CHAPTER V.
Of the Grounds of Necessary Truths.
1. TO the question just stated, I reply, that the necessity and universality of the truths which form a part of our knowledge, are derived from the Fundamental Ideas which those truths involve. These ideas entirely shape and circumscribe our knowledge; they regulate the active operations of our minds, without which our passive sensations do not become knowledge. They govern these operations, according to rules which are not only fixed and permanent, but which may be expressed in plain and definite terms; and these rules, when thus expressed, may be made the basis of demonstrations by which the necessary relations imparted to our knowledge by our Ideas may be traced to their consequences in the most remote ramifications of scientific truth.
These enunciations of the necessary and evident conditions imposed upon our knowledge by the Fundamental Ideas which it involves, are termed Axioms. Thus the Axioms of Geometry express the necessary conditions which result from the Idea of Space; the Axioms of Mechanics express the necessary conditions which flow from the Ideas of Force and Motion; and so on.
2. It will be the office of several of the succeeding Books of this work to establish and illustrate in detail what I have thus stated in general terms. I shall there pass in review many of the most important fundamental ideas on which the existing body of our science depends; and I shall endeavour to show, for each such idea in succession, that knowledge involves an active as well as a passive element; that it is not possible without an act of the mind, regulated by certain [70] laws. I shall further attempt to enumerate some of the principal fundamental relations which each idea thus introduces into our thoughts, and to express them by means of definitions and axioms, and other suitable forms.
I will only add a remark or two to illustrate further this view of the ideal grounds of our knowledge.

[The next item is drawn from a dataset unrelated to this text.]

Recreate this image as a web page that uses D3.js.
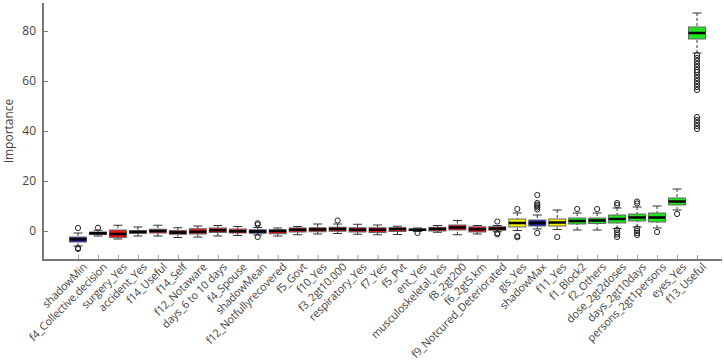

3. To persons familiar with any of the demonstrative sciences, it will be apparent that if we state all the Definitions and Axioms which are employed in the demonstrations, we state the whole basis on which those reasonings rest. For the whole process of demonstrative or deductive reasoning in any science, (as in geometry, for instance,) consists entirely in combining some of these first principles so as to obtain the simplest propositions of the science; then combining these so as to obtain other propositions of greater complexity; and so on, till we advance to the most recondite demonstrable truths; these last, however intricate and unexpected, still involving no principles except the original definitions and axioms. Thus, by combining the Definition of a triangle, and the Definitions of equal lines and equal angles, namely, that they are such as when applied to each other, coincide, with the Axiom respecting straight lines (that two such lines cannot inclose a space,) we demonstrate the equality of triangles, under certain assumed conditions. Again, by combining this result with the Definition of parallelograms, and with the Axiom that if equals be taken from equals the wholes are equal, we prove the equality of parallelograms between the same parallels and upon the same base. From this proposition, again, we prove the equality of the square on the hypotenuse of a triangle to the squares on the two sides containing the right angle. But in all this there is nothing contained which is not rigorously the result of our geometrical Definitions and Axioms. All the rest of our treatises of geometry consists only of terms and phrases of reasoning, the object of which is to connect those first principles, and to exhibit the effects of their combination in the shape of demonstration. [71]
4. This combination of first principles takes place according to the forms and rules of Logic. All the steps of the demonstration may be stated in the shape in which logicians are accustomed to exhibit processes of reasoning in order to show their conclusiveness, that is, in Syllogisms. Thus our geometrical reasonings might be resolved into such steps as the following:—
All straight lines drawn from the centre of a circle to its circumference are equal:
But the straight lines ab, ac, are drawn from the centre of a circle to its circumference:
Therefore the straight lines ab, ac, are equal.
Each step of geometrical, and all other demonstrative reasoning, may be resolved into three such clauses as these; and these three clauses are termed respectively, the major premiss, the minor premiss, and the conclusion; or, more briefly, the major, the minor, and the conclusion.